Cet ouvrage ne concerne pas l'histoire des psychoses, mais bien l'avenir de la psychiatrie médicale concernant ces pathologies qui touchent un peu plus de 3% de la population. Pour les esprits curieux de cerner et distinguer ces psychoses, le DSM comme la CIM s'avèrent particulièrement décevants. Aucune de ces classifications ne cherche à définir des entités morbides naturelles, c.-à-d. des maladies. Il ne s'agit que de regroupements symptomatiques obtenus par consensus d'un collège d'experts. En l'absence d'une classification étiologique ou physiopathologique, cette approche est un pis aller acceptable, puisqu'il permet d'adopter un langage commun et donc l'accumulation d'une base de connaissance empirique.
Paradoxalement bien qu'une insatisfaction soit perceptible, tout le monde semble se satisfaire de ces définitions, et la recherche d'une classification naturelle est curieusement devenue marginale, générant au mieux indifférence ou incrédulité. Et pourtant ...
Dans la nuit du 12 au 13 août 1961, le mur "de la honte" isole Karl Leonhard, le maître de l'Hôpital de la Charité de Berlin Est, privant l'Ouest de sa classification des psychoses, la plus proche d'une classification naturelle. Heureusement, tout n'est pas perdu. Angst à Zurich et Perris à Umea, grands adeptes de Leonhard, répliquent les résultats obtenus sur les troubles bipolaires et unipolaires de l'humeur et savent convaincre les pays de l'Ouest de la pertinence d'une telle séparation. Mais l'oeuvre ne se limite pas à cela ! Leonhard n'isole pas moins de 35 formes différentes, classées en 5 familles dont le pronostic reste très distinct : les psychoses maniaco-dépressives, les dépressions et les manies unipolaires, les psychoses cycloïdes, les schizophrénies non-systématisées et les schizophrénies systématisées. Il montre en plus que leur charge héréditaire varie de 1 à 15. Ses successeurs confirment et étendent ces premières observations. Actuellement la somme des cohortes dépasse allègrement les 6000 patients, avec pour certaines études un suivi prospectif de plus de 30 ans, permettant d'assurer la robustesse du diagnostic sur la vie entière du patient et non pas sur un épisode pathologique comme le permettent les classifications actuelles.

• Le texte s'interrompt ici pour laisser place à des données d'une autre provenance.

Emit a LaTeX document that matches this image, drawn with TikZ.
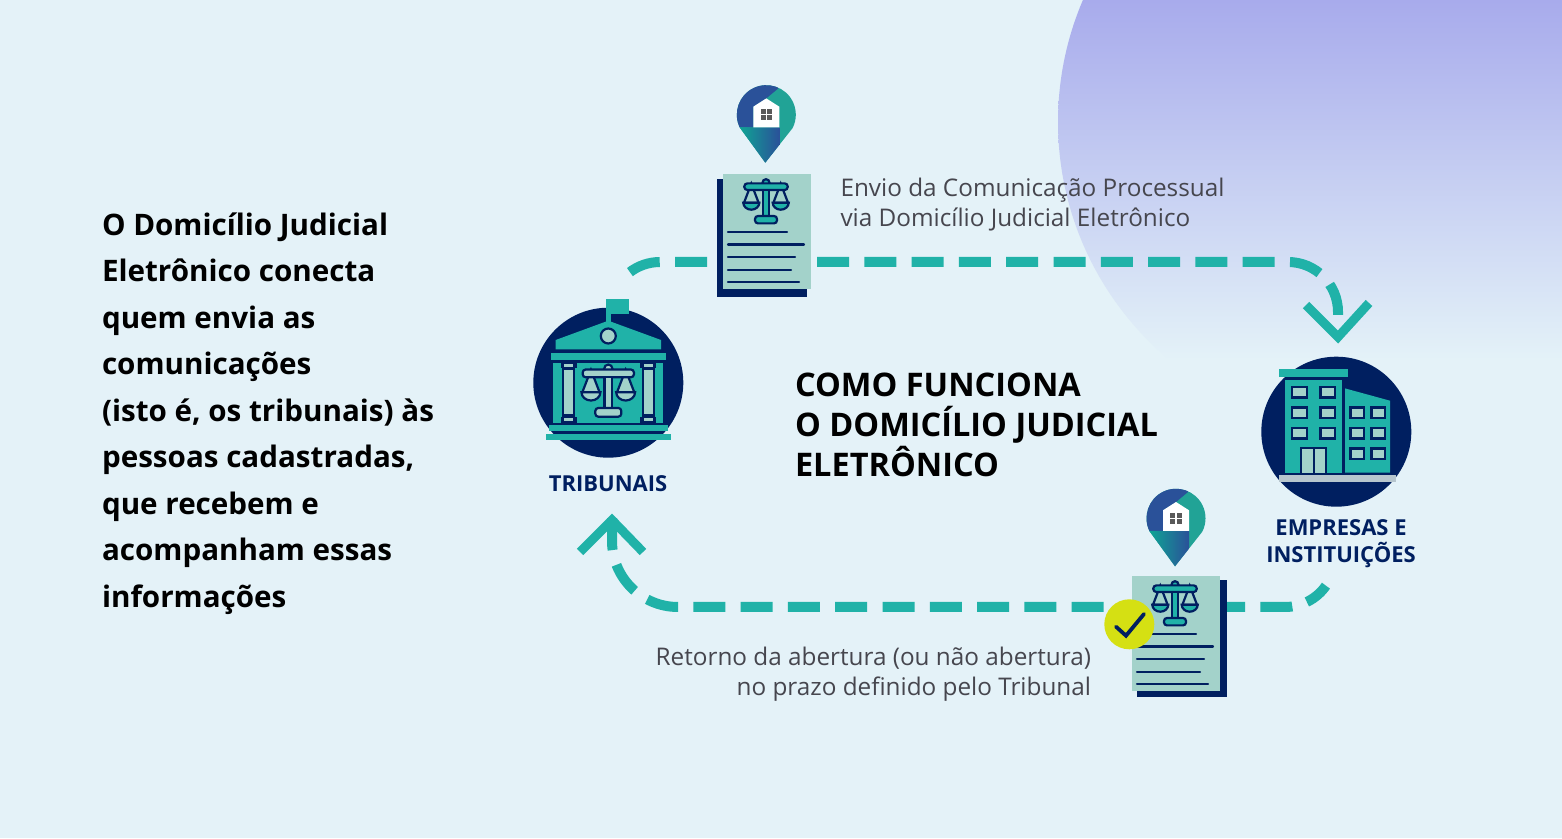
\documentclass[tikz,border=0pt]{standalone}
\usepackage{fontspec}
\setmainfont{Open Sans}
\definecolor{pagebg}{HTML}{E4F2F8}
\definecolor{blobtop}{HTML}{A8ABEC}
\definecolor{blobmid}{HTML}{D3DAF4}
\definecolor{navy}{HTML}{001F60}
\definecolor{flow}{HTML}{20B2A8}
\definecolor{sheet}{HTML}{A3D2CA}
\definecolor{pinblue}{HTML}{2A5199}
\definecolor{pingreen}{HTML}{21A396}
\definecolor{pinteal}{HTML}{0FA594}
\definecolor{capgray}{HTML}{46464E}
\definecolor{tick}{HTML}{D5E013}
\definecolor{ground}{HTML}{B7C6CE}
\tikzset{
    flowline/.style={draw=flow, line width=10pt, dash pattern=on 32pt off 15.3pt},
    chevron/.style={draw=flow, line width=9pt},
    balline/.style={draw=navy, line width=2.2pt},
    sheetline/.style={draw=navy, line width=2.2pt, line cap=round},
    pane/.style={draw=navy, fill=sheet, line width=2.2pt},
    roundicon/.style={circle, fill=navy, minimum size=150pt, inner sep=0pt},
    bigtext/.style={anchor=north west, align=left, font=\bfseries\fontsize{29.6}{46.5}\selectfont},
    titletext/.style={anchor=north west, align=left, font=\bfseries\fontsize{32.5}{40}\selectfont},
    captext/.style={text=capgray, font=\fontsize{24.3}{30}\selectfont},
    whotext/.style={text=navy, align=center, font=\bfseries\fontsize{22}{27}\selectfont},
    pics/balance/.style={code={
        \foreach \panx in {-14.7,14.7} {
            \filldraw[balline, fill=sheet] (\panx,3) -- (\panx-7.3,-16) -- (\panx+7.3,-16) -- cycle;
            \filldraw[balline, fill=#1] (\panx+8,-16) arc[start angle=0, end angle=-180, x radius=8, y radius=7] -- cycle;
        }
        \filldraw[balline, fill=#1] (0,4) circle (3.5);
        \filldraw[balline, fill=#1, rounded corners=3pt] (-21.7,-3.3) rectangle (21.7,3.3);
        \filldraw[balline, fill=#1] (-3.3,-30) rectangle (3.3,-3.3);
        \filldraw[balline, fill=#1, rounded corners=3pt] (-11,-36.7) rectangle (11,-29.3);
    }},
    pics/docsheet/.style={code={
        \fill[sheet] (0,0) rectangle (87.5,-115);
        \pic at (43,-12.7) {balance=flow};
        \draw[sheetline] (5,-58) -- (64,-58);
        \draw[sheetline] (5,-70.5) -- (81,-70.5);
        \draw[sheetline] (5,-83) -- (72,-83);
        \draw[sheetline] (5,-96) -- (68,-96);
        \draw[sheetline] (5,-108) -- (76,-108);
    }},
    pics/mappin/.style={code={
        \begin{scope}
            \clip (-26.5,-12.9) arc[start angle=206, end angle=-27, radius=29.5] -- (-1,-48) -- cycle;
            \fill[pingreen] (-32,-50) rectangle (32,32);
            \fill[pinblue] (-32,-12.7) -- (-13,-12.7) -- (-13,8) -- (0,16.3) -- (12,26.3) -- (12,32) -- (-32,32) -- cycle;
            \shade[left color=pinteal, right color=pinblue] (-27,-12.7) -- (13,-12.7) -- (13,-30) -- (-1,-50) -- cycle;
        \end{scope}
        \fill[white] (-13,-12.7) -- (-13,8) -- (0,16.3) -- (13,8) -- (13,-12.7) -- cycle;
        \foreach \wx in {-5.7,0.7} \foreach \wy in {-5.7,0.7}
            \fill[black!65] (\wx,\wy) rectangle ++(5,5);
    }}
}
\begin{document}
\begin{tikzpicture}[x=1pt, y=1pt]
    \useasboundingbox (0,0) rectangle (1562,838);
    \fill[pagebg] (0,0) rectangle (1562,838);

    % corner blob
    \begin{scope}
        \clip (0,0) rectangle (1562,838);
        \clip (1368,716) circle (310);
        \shade[top color=blobtop, middle color=blobmid, bottom color=pagebg] (1040,478) rectangle (1562,838);
    \end{scope}

    % dashed flow, top
    \coordinate (sendin) at (707,576);
    \coordinate (sendout) at (817,576);
    \coordinate (sendtip) at (1338,501);
    \draw[flowline] (sendin) -- (660,576) arc[start angle=90, end angle=128, radius=50];
    \draw[flowline] (sendout) -- (1288,576) arc[start angle=90, end angle=0, radius=50] -- (1338,520);
    \draw[chevron] (1306,533) -- (sendtip) -- (1369,535);

    % dashed flow, bottom
    \coordinate (backin) at (1213,231);
    \coordinate (backout) at (1103.7,231);
    \coordinate (backtip) at (612,318);
    \draw[flowline] (backin) -- (1285,231) arc[start angle=270, end angle=325, radius=50];
    \draw[flowline] (backout) -- (678,231) arc[start angle=270, end angle=180, radius=66] -- (612,320);
    \draw[chevron] (580,286) -- (backtip) -- (643,286);

    % tribunal
    \node[roundicon] (court) at (608.3,455.3) {};
    \begin{scope}[shift={(court.center)}]
        \fill[flow] (-2.3,68.7) rectangle (20.7,83.7);
        \fill[flow] (-2.3,55) rectangle (2.3,70);
        \fill[flow] (-52.6,42.7) -- (0,62) -- (52.7,42.7) -- (52.7,33.4) -- (-52.6,33.4) -- cycle;
        \filldraw[balline, fill=sheet] (0,46.7) circle (7.5);
        \fill[flow] (-57.3,22.7) rectangle (57.3,30);
        \fill[flow] (-55,-40) rectangle (55,20);
        \foreach \colx in {-39.7,39.7} {
            \fill[navy] (\colx-8,-40) rectangle (\colx+8,20);
            \fill[flow] (\colx-8,-34) rectangle (\colx-6.5,14.5);
            \fill[flow] (\colx+6.5,-34) rectangle (\colx+8,14.5);
            \fill[sheet] (\colx-4.5,-31) rectangle (\colx+4.5,12.7);
            \fill[sheet] (\colx-4.5,19) rectangle (\colx+4.5,15.5);
            \fill[sheet] (\colx-4.5,-38.7) rectangle (\colx+4.5,-35);
        }
        \pic[scale=1.18] at (0,9.3) {balance=sheet};
        \fill[flow] (-59.3,-48.3) rectangle (59.3,-42.3);
        \fill[flow] (-62.3,-57) rectangle (62.3,-51);
    \end{scope}
    \node[whotext] (courtname) at (608,354) {TRIBUNAIS};

    % companies
    \node[roundicon] (firm) at (1336.3,406.3) {};
    \begin{scope}[shift={(firm.center)}]
        \fill[flow] (-57,55) rectangle (12,62.3);
        \fill[flow] (-51.3,-41) rectangle (6,51.7);
        \fill[flow] (8.7,43.3) -- (53.7,31) -- (53.7,-41) -- (8.7,-41) -- cycle;
        \fill[ground] (-57,-50.7) rectangle (59.7,-43.7);
        \foreach \wx in {-44.2,-15.9} \foreach \wy in {34.1,13.8,-6.9}
            \draw[pane] (\wx,\wy) rectangle ++(14.5,10.3);
        \foreach \wx in {14.1,35.1} \foreach \wy in {13.8,-6.9,-27.2}
            \draw[pane] (\wx,\wy) rectangle ++(13.5,10.3);
        \fill[navy] (-36.3,-41) rectangle (-9,-15);
        \fill[sheet] (-34,-41) rectangle (-23.7,-17);
        \fill[sheet] (-21.3,-41) rectangle (-11,-17);
    \end{scope}
    \node[whotext] (firmname) at (1341,294) {EMPRESAS E\\INSTITUIÇÕES};

    % sent document
    \fill[navy] (717,541) rectangle (807,659);
    \pic (sendsheet) at (723,664) {docsheet};
    \pic (sendpin) at (766.3,723.3) {mappin};
    \node[captext, anchor=north west, align=left] (sendcap) at (837,663) {Envio da Comunicação Processual\\via Domicílio Judicial Eletrônico};

    % returned document
    \fill[navy] (1137,141) rectangle (1227,258);
    \pic (backsheet) at (1132,262) {docsheet};
    \pic (backpin) at (1176,319.7) {mappin};
    \node[circle, fill=tick, minimum size=50pt, inner sep=0pt] (tickmark) at (1129.3,213.7) {};
    \draw[navy, line width=3.8pt, line cap=round] (1116,211.3) -- (1126,202.3) -- (1144,224);
    \node[captext, anchor=north east, align=right] (backcap) at (1094.5,194) {Retorno da abertura (ou não abertura)\\no prazo definido pelo Tribunal};

    \node[bigtext] (intro) at (98.5,629) {O Domicílio Judicial\\Eletrônico conecta\\quem envia as\\comunicações\\(isto é, os tribunais) às\\pessoas cadastradas,\\que recebem e\\acompanham essas\\informações};
    \node[titletext] (howto) at (791.5,468.5) {COMO FUNCIONA\\O DOMICÍLIO JUDICIAL\\ELETRÔNICO};
\end{tikzpicture}
\end{document}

Il est curieux que les chercheurs ne se soient pas emparés de cet instrument. C'est tout particulièrement vrai pour la recherche en génétique. En effet, certaines formes, comme la catatonie périodique sont particulièrement chargées sur le plan héréditaire, alors que d'autres, telles les schizophrénies systématisées ne le sont pas du tout. Ces dernières sont en revanche chargées en événements ontogéniques.
Appliqués à la clinique, les tableaux définis par Leonhard sont la plupart du temps d'une remarquable pertinence, et le plus souvent aisés à reconnaître. Ils ont l'avantage d'établir un pronostic plus fiable, et d'ouvrir sur des prises en charge thérapeutiques plus adaptées. Ainsi, les psychoses cycloïdes que nous reconnaissons souvent comme des schizophrénies dans les classifications actuelles, ont un excellent pronostic et ne relèveraient pas systématiquement d'un traitement neuroleptique au long cours. Inversement certaines schizophrénies non-systématisées débutent par une bouffée délirante et mériteraient d'être traitées non pas quelques mois ou années au delà de l'épisode, mais à vie pour éviter une évolution défavorable. Enfin, la plupart des schizophrénies systématisées, de mauvais pronostic sont souvent résistantes aux thérapeutiques actuelles.
Ce livre est une introduction destinée à faire connaître aux psychiatres français les bases de ce joyau de la psychopathologie clinique ainsi que les différentes découvertes fondamentales et pratiques qui en découlent. Puissent les esprits curieux être interpellés et se saisir de cet instrument remarquable tant dans la pratique clinique que dans la recherche.